Pendle saw an increase from 68 to 80 while the joint Hyndburn and the Ribble Valley area saw a rise from 50 children in 2011 to 69 in 2013.

This contrasts with Blackburn with Darwen Council statistics where the number of children taken into care fell from 155 in 2011 to 123 last year .

The authority, which is separate from the county council, has been working on a policy of early intervention with families potentially facing crisis.

It traditionally has had the highest numbers of children being taken into care in East Lancashire but has now been overtaken by Burnley.

County social services chiefs, who undertook a major review of its response to child neglect in 2012, are examining variations in figures, in particular Burnley.

Areas looked at include the level of police referrals, whether taking several siblings into care from the same families had affected the figures, the impact of new groups of people coming into Burnley, the effect of high teenage pregnancy rates in the borough, and whether there were statistical quirks affecting the figures.

They are also examining how the impact of high-levels of deprivation, benefit changes, jobs losses and the effect of recession on wage levels contributed to higher than average increases in Burnley and the county’s two other main urban centres, Preston and Lancaster.

These two cities will also get Early Action Response teams this summer as part of a £6 million LCC/Police investment. All three were identified as ‘high-demand areas’.

LCC children’s care director Ann Pennell, said: "We carried out our own research into neglect in 2012 and introduced a new strategy last year, praised by Ofsted in a recent report.

“We are constantly analysing the figures for children in care across the county, including Burnley, to better understand the factors involved.

“The numbers of children in care have been rising nationally over the past few years.

"Rates vary from district to district and high levels of poverty and disadvantage, faced by some communities in Burnley, inevitably play a part.

"Our priority is always the safety and protection of children and young people.”

County children’s boss Matthew Tomlinson said: “I am confident that the people we take into care are the right ones and we are doing it for the right reasons.

“That's why we are placing such importance on tracking these and other figures so that we know where to focus our services, including the new Early Action Response Service, which will have a base in Burnley."

Burnley borough leader Julie Cooper said: “The figures are very distressing.

“I think they result from the number of families being pushed into desperate situations. They just can’t cope anymore.

“People are becoming unemployed, becoming depressed, and families are breaking down, and as a result, children pay the price.”
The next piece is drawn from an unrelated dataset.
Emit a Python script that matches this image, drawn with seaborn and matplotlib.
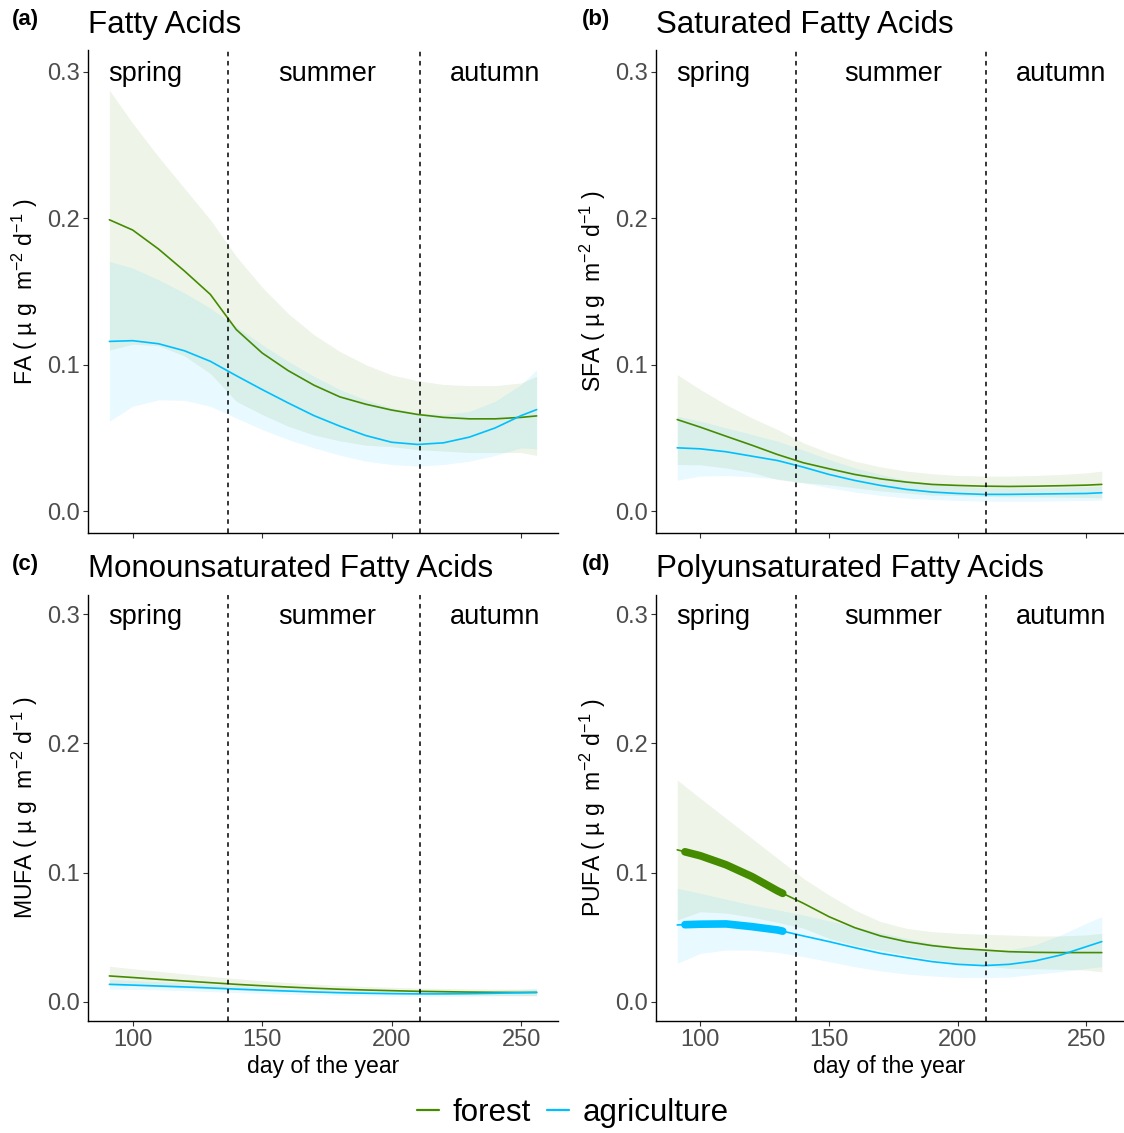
import numpy as np
import pandas as pd
import matplotlib
matplotlib.use("Agg")
import matplotlib.pyplot as plt
import seaborn as sns
from matplotlib.lines import Line2D

# ---- data: fitted seasonal trends with confidence bands ----
days = [91, 100, 110, 120, 130, 140, 150, 160, 170, 180, 190, 200, 210, 220, 230, 240, 250, 256]

fa_forest_fit = [0.199, 0.192, 0.179, 0.164, 0.148, 0.124, 0.108, 0.096, 0.086, 0.078, 0.073, 0.069, 0.066, 0.064, 0.063, 0.063, 0.064, 0.065]
fa_forest_lo = [0.110, 0.114, 0.113, 0.106, 0.094, 0.075, 0.066, 0.058, 0.052, 0.048, 0.045, 0.044, 0.042, 0.041, 0.040, 0.040, 0.040, 0.038]
fa_forest_hi = [0.2875, 0.265, 0.242, 0.2205, 0.199, 0.174, 0.153, 0.135, 0.1205, 0.109, 0.100, 0.093, 0.089, 0.0865, 0.0857, 0.0857, 0.0875, 0.092]
fa_agri_fit = [0.1159, 0.1164, 0.1143, 0.1095, 0.1023, 0.0925, 0.083, 0.0739, 0.0652, 0.058, 0.0516, 0.047, 0.0455, 0.0466, 0.0505, 0.0568, 0.0652, 0.0693]
fa_agri_lo = [0.0614, 0.0716, 0.076, 0.0757, 0.0716, 0.0636, 0.0557, 0.0489, 0.0432, 0.0382, 0.0341, 0.0318, 0.0307, 0.0318, 0.0341, 0.038, 0.0432, 0.0425]
fa_agri_hi = [0.1705, 0.166, 0.158, 0.149, 0.1386, 0.126, 0.1136, 0.1023, 0.092, 0.083, 0.076, 0.0705, 0.067, 0.066, 0.068, 0.075, 0.0864, 0.0966]

sfa_forest_fit = [0.0625, 0.0573, 0.0511, 0.045, 0.0386, 0.033, 0.0289, 0.025, 0.022, 0.0198, 0.0182, 0.0175, 0.017, 0.0168, 0.017, 0.0173, 0.0177, 0.0182]
sfa_forest_lo = [0.0318, 0.0316, 0.0295, 0.0264, 0.0215, 0.0194, 0.018, 0.0159, 0.0138, 0.0123, 0.0109, 0.0107, 0.0101, 0.0097, 0.0097, 0.0096, 0.0093, 0.0091]
sfa_forest_hi = [0.0932, 0.083, 0.0727, 0.0636, 0.0557, 0.0466, 0.0398, 0.0341, 0.0302, 0.0273, 0.0255, 0.0243, 0.0239, 0.0239, 0.0243, 0.025, 0.0261, 0.0273]
sfa_agri_fit = [0.0432, 0.0425, 0.0405, 0.0375, 0.0345, 0.030, 0.025, 0.0209, 0.0175, 0.0148, 0.013, 0.012, 0.0114, 0.0114, 0.0116, 0.0118, 0.012, 0.0125]
sfa_agri_lo = [0.0211, 0.0239, 0.0243, 0.0234, 0.022, 0.0193, 0.0159, 0.013, 0.0107, 0.0089, 0.008, 0.0073, 0.0068, 0.0068, 0.0068, 0.007, 0.0073, 0.0075]
sfa_agri_hi = [0.0648, 0.0614, 0.0568, 0.0523, 0.0477, 0.0416, 0.0352, 0.0295, 0.025, 0.0211, 0.0186, 0.017, 0.0159, 0.0157, 0.0157, 0.0161, 0.0166, 0.017]

mufa_forest_fit = [0.0199, 0.0187, 0.0173, 0.016, 0.0147, 0.0134, 0.0123, 0.0113, 0.0104, 0.0096, 0.009, 0.0085, 0.008, 0.0077, 0.0074, 0.0072, 0.0071, 0.0071]
mufa_forest_lo = [0.013, 0.0124, 0.0115, 0.0107, 0.0099, 0.009, 0.0084, 0.0078, 0.0072, 0.0067, 0.0063, 0.006, 0.0056, 0.0053, 0.005, 0.0048, 0.0046, 0.0045]
mufa_forest_hi = [0.0274, 0.0255, 0.0235, 0.0215, 0.0196, 0.0178, 0.0162, 0.0148, 0.0136, 0.0125, 0.0117, 0.0111, 0.0106, 0.0102, 0.0099, 0.0097, 0.0097, 0.0098]
mufa_agri_fit = [0.0134, 0.0128, 0.0121, 0.0114, 0.0106, 0.0097, 0.0089, 0.0082, 0.0075, 0.0069, 0.0065, 0.0062, 0.006, 0.006, 0.0062, 0.0065, 0.0069, 0.0072]
mufa_agri_lo = [0.0096, 0.0095, 0.0091, 0.0085, 0.0078, 0.0071, 0.0064, 0.0058, 0.0053, 0.0049, 0.0046, 0.0043, 0.0041, 0.0041, 0.0042, 0.0044, 0.0046, 0.0047]
mufa_agri_hi = [0.0172, 0.0163, 0.0154, 0.0145, 0.0135, 0.0124, 0.0114, 0.0105, 0.0097, 0.009, 0.0085, 0.0081, 0.0079, 0.0079, 0.0082, 0.0087, 0.0095, 0.0101]

pufa_forest_fit = [0.1176, 0.113, 0.106, 0.0969, 0.0858, 0.0762, 0.0658, 0.0573, 0.0509, 0.0465, 0.0434, 0.0413, 0.04, 0.0387, 0.0382, 0.038, 0.038, 0.038]
pufa_forest_lo = [0.0633, 0.0697, 0.0686, 0.0655, 0.0614, 0.057, 0.049, 0.0436, 0.0398, 0.0362, 0.0326, 0.0297, 0.0278, 0.0258, 0.0255, 0.0251, 0.0244, 0.0231]
pufa_forest_hi = [0.1717, 0.1575, 0.142, 0.1265, 0.111, 0.0955, 0.0826, 0.071, 0.062, 0.0568, 0.0542, 0.0529, 0.0522, 0.0516, 0.0509, 0.0509, 0.0516, 0.0529]
pufa_agri_fit = [0.0594, 0.060, 0.0602, 0.0581, 0.0555, 0.0509, 0.0465, 0.0418, 0.0374, 0.0341, 0.031, 0.0289, 0.0279, 0.0289, 0.0315, 0.0361, 0.0426, 0.0465]
pufa_agri_lo = [0.0297, 0.0374, 0.04, 0.04, 0.0382, 0.0349, 0.031, 0.0271, 0.0238, 0.0214, 0.0199, 0.0188, 0.0186, 0.0191, 0.0212, 0.0232, 0.0258, 0.0271]
pufa_agri_hi = [0.0878, 0.0839, 0.0793, 0.0749, 0.071, 0.0671, 0.0625, 0.0581, 0.0534, 0.0491, 0.0452, 0.0421, 0.04, 0.04, 0.0439, 0.0516, 0.0607, 0.0658]

land_uses = ["forest", "agriculture"]
panel_keys = ["fa", "sfa", "mufa", "pufa"]
panel_letters = ["(a)", "(b)", "(c)", "(d)"]
panel_titles = ["Fatty Acids", "Saturated Fatty Acids",
                "Monounsaturated Fatty Acids", "Polyunsaturated Fatty Acids"]
y_abbrev = ["FA", "SFA", "MUFA", "PUFA"]

season_bounds = [137, 211]
season_names = ["spring", "summer", "autumn"]
season_label_days = [105, 175, 240]
season_label_y = 0.3

# window of significant change in PUFA (highlighted on the fitted curves)
pufa_sig_window = (94, 132)

x_ticks = [100, 150, 200, 250]
y_ticks = [0.0, 0.1, 0.2, 0.3]

series = {
    "fa": {"forest": (fa_forest_fit, fa_forest_lo, fa_forest_hi),
           "agriculture": (fa_agri_fit, fa_agri_lo, fa_agri_hi)},
    "sfa": {"forest": (sfa_forest_fit, sfa_forest_lo, sfa_forest_hi),
            "agriculture": (sfa_agri_fit, sfa_agri_lo, sfa_agri_hi)},
    "mufa": {"forest": (mufa_forest_fit, mufa_forest_lo, mufa_forest_hi),
             "agriculture": (mufa_agri_fit, mufa_agri_lo, mufa_agri_hi)},
    "pufa": {"forest": (pufa_forest_fit, pufa_forest_lo, pufa_forest_hi),
             "agriculture": (pufa_agri_fit, pufa_agri_lo, pufa_agri_hi)},
}

rows = []
for key in panel_keys:
    for lu in land_uses:
        fit, lo, hi = series[key][lu]
        for d, f, l, h in zip(days, fit, lo, hi):
            rows.append({"panel": key, "land_use": lu, "day": d,
                         "fit": f, "lo": l, "hi": h})
df = pd.DataFrame(rows)

# ---- styling ----
sns.set_style("ticks")
plt.rcParams["font.family"] = ["Liberation Sans", "DejaVu Sans"]
plt.rcParams["mathtext.fontset"] = "custom"
plt.rcParams["mathtext.rm"] = "Liberation Sans"
plt.rcParams["mathtext.it"] = "Liberation Sans:italic"
plt.rcParams["mathtext.default"] = "regular"
plt.rcParams["text.color"] = "black"
plt.rcParams["axes.labelcolor"] = "black"
plt.rcParams["axes.titlecolor"] = "black"

palette = {"forest": "#458B00", "agriculture": "#00BFFF"}
tick_grey = "#4D4D4D"

fig = plt.figure(figsize=(11.24, 11.33), dpi=100)
W, H = 1124.0, 1133.0


def px_axes(left, top, right, bottom):
    return fig.add_axes([left / W, 1 - bottom / H, (right - left) / W, (bottom - top) / H])


axes = [
    px_axes(88, 50, 558, 533),
    px_axes(656, 50, 1123, 533),
    px_axes(88, 595, 558, 1021),
    px_axes(656, 595, 1123, 1021),
]

for i, (ax, key) in enumerate(zip(axes, panel_keys)):
    sub = df[df["panel"] == key]

    # confidence bands
    for lu in land_uses:
        s = sub[sub["land_use"] == lu]
        ax.fill_between(s["day"], s["lo"], s["hi"], color=palette[lu],
                        alpha=0.09, linewidth=0, zorder=1)

    # fitted curves
    sns.lineplot(data=sub, x="day", y="fit", hue="land_use", hue_order=land_uses,
                 palette=palette, estimator=None, sort=True, legend=False,
                 linewidth=1.2, ax=ax, zorder=3)

    # highlighted period of significant change
    if key == "pufa":
        for lu in land_uses:
            s = sub[sub["land_use"] == lu]
            d = np.linspace(pufa_sig_window[0], pufa_sig_window[1], 60)
            y = np.interp(d, s["day"], s["fit"])
            ax.plot(d, y, color=palette[lu], linewidth=5.5,
                    solid_capstyle="round", zorder=4)

    # season boundaries and names
    for b in season_bounds:
        ax.axvline(b, color="black", linestyle=(0, (3, 3)), linewidth=1.1, zorder=5)
    for name, d in zip(season_names, season_label_days):
        ax.annotate(name, xy=(d, season_label_y), xytext=(0, -6.8),
                    textcoords="offset points", ha="center", va="baseline",
                    fontsize=19.5, color="black")

    ax.set_xlim(82.75, 264.25)
    ax.set_ylim(-0.015, 0.315)
    ax.set_xticks(x_ticks)
    ax.set_yticks(y_ticks)
    ax.set_yticklabels([f"{v:.1f}" for v in y_ticks])
    ax.tick_params(axis="both", colors="#333333", labelcolor=tick_grey,
                   labelsize=17, length=3.5, width=0.8, pad=2.5)
    sns.despine(ax=ax)
    for sp in ("left", "bottom"):
        ax.spines[sp].set_color("black")
        ax.spines[sp].set_linewidth(1.0)

    ax.set_ylabel(f"{y_abbrev[i]} ( µ g  m$^{{-2}}$ d$^{{-1}}$ )", fontsize=16.6)
    ax.yaxis.set_label_coords(-0.103, 0.5)

    if i < 2:
        ax.tick_params(axis="x", labelbottom=False)
        ax.set_xlabel("")
    else:
        ax.set_xticklabels([str(t) for t in x_ticks])
        ax.set_xlabel("day of the year", fontsize=16.6, labelpad=2.5)

    ax.set_title(panel_titles[i], loc="left", fontsize=22.5, pad=12.5 if i < 2 else 13)

# panel letters
letter_pos = [(12, 25), (582, 25), (12, 570), (582, 570)]
for letter, (x, y) in zip(panel_letters, letter_pos):
    fig.text(x / W, 1 - y / H, letter, fontsize=16, fontweight="bold",
             ha="left", va="baseline")

handles = [Line2D([0], [0], color=palette[lu], linewidth=1.6) for lu in land_uses]
fig.legend(handles, land_uses, loc="center", bbox_to_anchor=(573 / W, 1 - 1113 / H),
           ncol=2, frameon=False, fontsize=22.5, handlelength=0.7,
           handletextpad=0.45, columnspacing=0.5)

fig.savefig("out.png", dpi=100)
One child protection social worker said: “If there have been services shut down, people are not getting the right help. Neglect is going to increase when people are poorer.

“The majority of the people that we work with are from deprived backgrounds, and that just exacerbates everything else.”

Tom Rahilly, head of strategy for Looked After Children at the NSPCC, said: “There may be a combination of factors behind what is happening here. Most children enter care as a result of abuse or neglect.

“A rise in the numbers entering should not be seen as a bad thing. However, we need to understand the reasons behind the change and identify how we can provide better early help for children and families to tackle this trend.”